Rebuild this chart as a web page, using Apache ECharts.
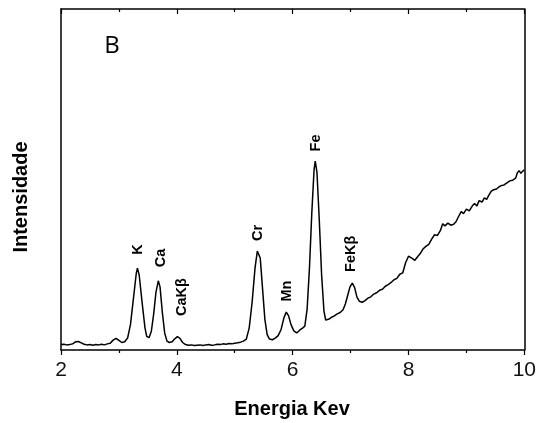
<!DOCTYPE html>
<html><head><meta charset="utf-8">
<script src="https://cdn.jsdelivr.net/npm/echarts@6/dist/echarts.min.js"></script>
<style>html,body{margin:0;padding:0;background:#fff}#c{width:539px;height:423px}</style>
</head><body><div id="c"></div>
<script>
var energy = [2.00,2.05,2.10,2.15,2.20,2.25,2.30,2.35,2.40,2.45,2.50,2.55,2.60,2.65,2.70,2.75,2.80,2.85,2.90,2.95,3.00,3.05,3.10,3.15,3.20,3.25,3.30,3.32,3.35,3.40,3.45,3.48,3.52,3.56,3.60,3.64,3.68,3.71,3.75,3.79,3.83,3.87,3.92,3.96,4.01,4.05,4.10,4.15,4.20,4.25,4.30,4.35,4.40,4.45,4.50,4.55,4.60,4.65,4.70,4.75,4.80,4.85,4.90,4.95,5.00,5.05,5.10,5.15,5.20,5.25,5.30,5.35,5.39,5.41,5.44,5.48,5.52,5.56,5.60,5.65,5.70,5.75,5.80,5.85,5.89,5.93,5.97,6.02,6.07,6.12,6.17,6.21,6.25,6.29,6.33,6.37,6.39,6.42,6.46,6.50,6.54,6.57,6.62,6.67,6.72,6.77,6.82,6.87,6.91,6.95,6.99,7.03,7.07,7.11,7.15,7.20,7.25,7.30,7.35,7.40,7.45,7.50,7.55,7.60,7.65,7.70,7.75,7.80,7.85,7.90,7.95,8.00,8.03,8.07,8.11,8.16,8.20,8.25,8.30,8.35,8.40,8.45,8.50,8.55,8.59,8.63,8.68,8.73,8.78,8.82,8.86,8.91,8.95,9.00,9.05,9.10,9.14,9.18,9.22,9.27,9.31,9.35,9.39,9.43,9.47,9.52,9.56,9.60,9.65,9.70,9.75,9.80,9.85,9.88,9.91,9.94,9.97,10.00];
var intensity = [1.6,1.7,1.5,1.6,1.8,2.4,2.5,2.1,1.7,1.5,1.6,1.4,1.6,1.5,1.7,1.5,1.8,2.0,2.9,3.4,2.8,2.2,2.4,3.5,7.5,15.0,22.5,24.0,22.0,14.0,6.5,4.0,3.6,5.5,10.5,17.0,20.3,18.5,11.0,5.0,2.6,2.2,2.4,3.2,3.9,3.5,2.2,1.6,1.4,1.5,1.3,1.4,1.5,1.3,1.5,1.6,1.4,1.5,1.7,1.6,1.8,1.7,1.9,1.8,2.0,2.1,2.3,2.6,3.2,6.5,14.0,24.0,29.0,29.5,27.0,18.0,9.0,4.5,3.2,3.0,3.5,4.2,6.0,9.5,11.1,10.0,7.5,5.6,5.0,5.8,6.4,7.0,12.0,24.0,40.0,53.0,55.4,52.0,38.0,22.0,11.5,8.8,9.0,9.6,10.0,10.6,11.0,11.8,13.5,16.0,18.5,19.6,18.3,15.5,14.3,14.0,14.5,15.2,15.6,16.4,16.8,17.5,17.8,18.7,19.2,19.8,20.6,21.0,22.2,22.6,25.6,27.5,28.0,26.8,26.3,27.4,28.2,29.6,30.4,31.0,32.5,33.8,33.6,35.0,37.0,36.4,37.2,36.6,36.9,37.6,39.0,40.6,40.0,41.3,40.8,42.2,43.0,42.2,43.8,43.4,44.6,44.2,45.5,46.6,47.0,47.2,47.8,48.2,48.4,49.0,49.6,49.8,50.4,52.0,52.6,51.8,52.4,52.8];
var peakNames = ['K','Ca','CaKβ','Cr','Mn','Fe','FeKβ'];
var peakLabelX = [3.33,3.73,4.09,5.405,5.91,6.41,7.00];
var peakLabelY = [29.5,27.0,15.5,34.3,17.3,60.7,28.2];
var xTicks = [2,4,6,8,10];

var data = energy.map(function(e,i){return [e,intensity[i]];});
var chart = echarts.init(document.getElementById('c'));
var FONT = '"Liberation Sans", Arial, sans-serif';
var opt = {
  animation:false,
  grid:{left:61,right:14,top:9,bottom:73},
  xAxis:[{
    type:'value',min:xTicks[0],max:xTicks[xTicks.length-1],interval:2,position:'bottom',
    axisLine:{show:true,onZero:false,lineStyle:{color:'#000',width:1.5}},
    axisTick:{show:true,inside:false,length:5,lineStyle:{color:'#000',width:1.2}},
    minorTick:{show:true,splitNumber:2,length:3,lineStyle:{color:'#000',width:1.2}},
    splitLine:{show:false},
    axisLabel:{fontFamily:FONT,fontSize:21,color:'#111',margin:10}
  },{
    type:'value',min:xTicks[0],max:xTicks[xTicks.length-1],interval:2,position:'top',
    axisLine:{show:true,onZero:false,lineStyle:{color:'#000',width:1.5}},
    axisTick:{show:true,inside:true,length:5,lineStyle:{color:'#000',width:1.2}},
    minorTick:{show:true,splitNumber:2,length:3,lineStyle:{color:'#000',width:1.2}},
    splitLine:{show:false},axisLabel:{show:false}
  }],
  yAxis:[{
    type:'value',min:0,max:100,position:'left',
    axisLine:{show:true,onZero:false,lineStyle:{color:'#000',width:1.5}},
    axisTick:{show:false},axisLabel:{show:false},splitLine:{show:false}
  },{
    type:'value',min:0,max:100,position:'right',
    axisLine:{show:true,onZero:false,lineStyle:{color:'#000',width:1.5}},
    axisTick:{show:false},axisLabel:{show:false},splitLine:{show:false}
  }],
  series:[{
    type:'line',data:data,showSymbol:false,symbol:'none',
    lineStyle:{color:'#000',width:1.5},xAxisIndex:0,yAxisIndex:0
  }]
};
chart.setOption(opt);
var g = [];
peakNames.forEach(function(n,i){
  var p = chart.convertToPixel({xAxisIndex:0,yAxisIndex:0},[peakLabelX[i],peakLabelY[i]]);
  g.push({type:'text',x:p[0],y:p[1],rotation:Math.PI/2,
    style:{text:n,fontFamily:FONT,fontWeight:'bold',fontSize:14.5,fill:'#000',align:'center',verticalAlign:'middle'}});
});
g.push({type:'text',x:112,y:46,style:{text:'B',fontFamily:'"Open Sans", sans-serif',fontSize:24,fill:'#000',align:'center',verticalAlign:'middle'}});
g.push({type:'text',x:292,y:409,style:{text:'Energia Kev',fontFamily:FONT,fontWeight:'bold',fontSize:20,fill:'#000',align:'center',verticalAlign:'middle'}});
g.push({type:'text',x:21,y:197,rotation:Math.PI/2,style:{text:'Intensidade',fontFamily:FONT,fontWeight:'bold',fontSize:20,fill:'#000',align:'center',verticalAlign:'middle'}});
chart.setOption({graphic:g});
</script></body></html>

Set exercise:
Reproduce the listing above exactly, excluding all pictures.

Expected answer:
Rebuild this chart as a web page, using Apache ECharts.
<!DOCTYPE html>
<html><head><meta charset="utf-8">
<script src="https://cdn.jsdelivr.net/npm/echarts@6/dist/echarts.min.js"></script>
<style>html,body{margin:0;padding:0;background:#fff}#c{width:539px;height:423px}</style>
</head><body><div id="c"></div>
<script>
var energy = [2.00,2.05,2.10,2.15,2.20,2.25,2.30,2.35,2.40,2.45,2.50,2.55,2.60,2.65,2.70,2.75,2.80,2.85,2.90,2.95,3.00,3.05,3.10,3.15,3.20,3.25,3.30,3.32,3.35,3.40,3.45,3.48,3.52,3.56,3.60,3.64,3.68,3.71,3.75,3.79,3.83,3.87,3.92,3.96,4.01,4.05,4.10,4.15,4.20,4.25,4.30,4.35,4.40,4.45,4.50,4.55,4.60,4.65,4.70,4.75,4.80,4.85,4.90,4.95,5.00,5.05,5.10,5.15,5.20,5.25,5.30,5.35,5.39,5.41,5.44,5.48,5.52,5.56,5.60,5.65,5.70,5.75,5.80,5.85,5.89,5.93,5.97,6.02,6.07,6.12,6.17,6.21,6.25,6.29,6.33,6.37,6.39,6.42,6.46,6.50,6.54,6.57,6.62,6.67,6.72,6.77,6.82,6.87,6.91,6.95,6.99,7.03,7.07,7.11,7.15,7.20,7.25,7.30,7.35,7.40,7.45,7.50,7.55,7.60,7.65,7.70,7.75,7.80,7.85,7.90,7.95,8.00,8.03,8.07,8.11,8.16,8.20,8.25,8.30,8.35,8.40,8.45,8.50,8.55,8.59,8.63,8.68,8.73,8.78,8.82,8.86,8.91,8.95,9.00,9.05,9.10,9.14,9.18,9.22,9.27,9.31,9.35,9.39,9.43,9.47,9.52,9.56,9.60,9.65,9.70,9.75,9.80,9.85,9.88,9.91,9.94,9.97,10.00];
var intensity = [1.6,1.7,1.5,1.6,1.8,2.4,2.5,2.1,1.7,1.5,1.6,1.4,1.6,1.5,1.7,1.5,1.8,2.0,2.9,3.4,2.8,2.2,2.4,3.5,7.5,15.0,22.5,24.0,22.0,14.0,6.5,4.0,3.6,5.5,10.5,17.0,20.3,18.5,11.0,5.0,2.6,2.2,2.4,3.2,3.9,3.5,2.2,1.6,1.4,1.5,1.3,1.4,1.5,1.3,1.5,1.6,1.4,1.5,1.7,1.6,1.8,1.7,1.9,1.8,2.0,2.1,2.3,2.6,3.2,6.5,14.0,24.0,29.0,29.5,27.0,18.0,9.0,4.5,3.2,3.0,3.5,4.2,6.0,9.5,11.1,10.0,7.5,5.6,5.0,5.8,6.4,7.0,12.0,24.0,40.0,53.0,55.4,52.0,38.0,22.0,11.5,8.8,9.0,9.6,10.0,10.6,11.0,11.8,13.5,16.0,18.5,19.6,18.3,15.5,14.3,14.0,14.5,15.2,15.6,16.4,16.8,17.5,17.8,18.7,19.2,19.8,20.6,21.0,22.2,22.6,25.6,27.5,28.0,26.8,26.3,27.4,28.2,29.6,30.4,31.0,32.5,33.8,33.6,35.0,37.0,36.4,37.2,36.6,36.9,37.6,39.0,40.6,40.0,41.3,40.8,42.2,43.0,42.2,43.8,43.4,44.6,44.2,45.5,46.6,47.0,47.2,47.8,48.2,48.4,49.0,49.6,49.8,50.4,52.0,52.6,51.8,52.4,52.8];
var peakNames = ['K','Ca','CaKβ','Cr','Mn','Fe','FeKβ'];
var peakLabelX = [3.33,3.73,4.09,5.405,5.91,6.41,7.00];
var peakLabelY = [29.5,27.0,15.5,34.3,17.3,60.7,28.2];
var xTicks = [2,4,6,8,10];

var data = energy.map(function(e,i){return [e,intensity[i]];});
var chart = echarts.init(document.getElementById('c'));
var FONT = '"Liberation Sans", Arial, sans-serif';
var opt = {
  animation:false,
  grid:{left:61,right:14,top:9,bottom:73},
  xAxis:[{
    type:'value',min:xTicks[0],max:xTicks[xTicks.length-1],interval:2,position:'bottom',
    axisLine:{show:true,onZero:false,lineStyle:{color:'#000',width:1.5}},
    axisTick:{show:true,inside:false,length:5,lineStyle:{color:'#000',width:1.2}},
    minorTick:{show:true,splitNumber:2,length:3,lineStyle:{color:'#000',width:1.2}},
    splitLine:{show:false},
    axisLabel:{fontFamily:FONT,fontSize:21,color:'#111',margin:10}
  },{
    type:'value',min:xTicks[0],max:xTicks[xTicks.length-1],interval:2,position:'top',
    axisLine:{show:true,onZero:false,lineStyle:{color:'#000',width:1.5}},
    axisTick:{show:true,inside:true,length:5,lineStyle:{color:'#000',width:1.2}},
    minorTick:{show:true,splitNumber:2,length:3,lineStyle:{color:'#000',width:1.2}},
    splitLine:{show:false},axisLabel:{show:false}
  }],
  yAxis:[{
    type:'value',min:0,max:100,position:'left',
    axisLine:{show:true,onZero:false,lineStyle:{color:'#000',width:1.5}},
    axisTick:{show:false},axisLabel:{show:false},splitLine:{show:false}
  },{
    type:'value',min:0,max:100,position:'right',
    axisLine:{show:true,onZero:false,lineStyle:{color:'#000',width:1.5}},
    axisTick:{show:false},axisLabel:{show:false},splitLine:{show:false}
  }],
  series:[{
    type:'line',data:data,showSymbol:false,symbol:'none',
    lineStyle:{color:'#000',width:1.5},xAxisIndex:0,yAxisIndex:0
  }]
};
chart.setOption(opt);
var g = [];
peakNames.forEach(function(n,i){
  var p = chart.convertToPixel({xAxisIndex:0,yAxisIndex:0},[peakLabelX[i],peakLabelY[i]]);
  g.push({type:'text',x:p[0],y:p[1],rotation:Math.PI/2,
    style:{text:n,fontFamily:FONT,fontWeight:'bold',fontSize:14.5,fill:'#000',align:'center',verticalAlign:'middle'}});
});
g.push({type:'text',x:112,y:46,style:{text:'B',fontFamily:'"Open Sans", sans-serif',fontSize:24,fill:'#000',align:'center',verticalAlign:'middle'}});
g.push({type:'text',x:292,y:409,style:{text:'Energia Kev',fontFamily:FONT,fontWeight:'bold',fontSize:20,fill:'#000',align:'center',verticalAlign:'middle'}});
g.push({type:'text',x:21,y:197,rotation:Math.PI/2,style:{text:'Intensidade',fontFamily:FONT,fontWeight:'bold',fontSize:20,fill:'#000',align:'center',verticalAlign:'middle'}});
chart.setOption({graphic:g});
</script></body></html>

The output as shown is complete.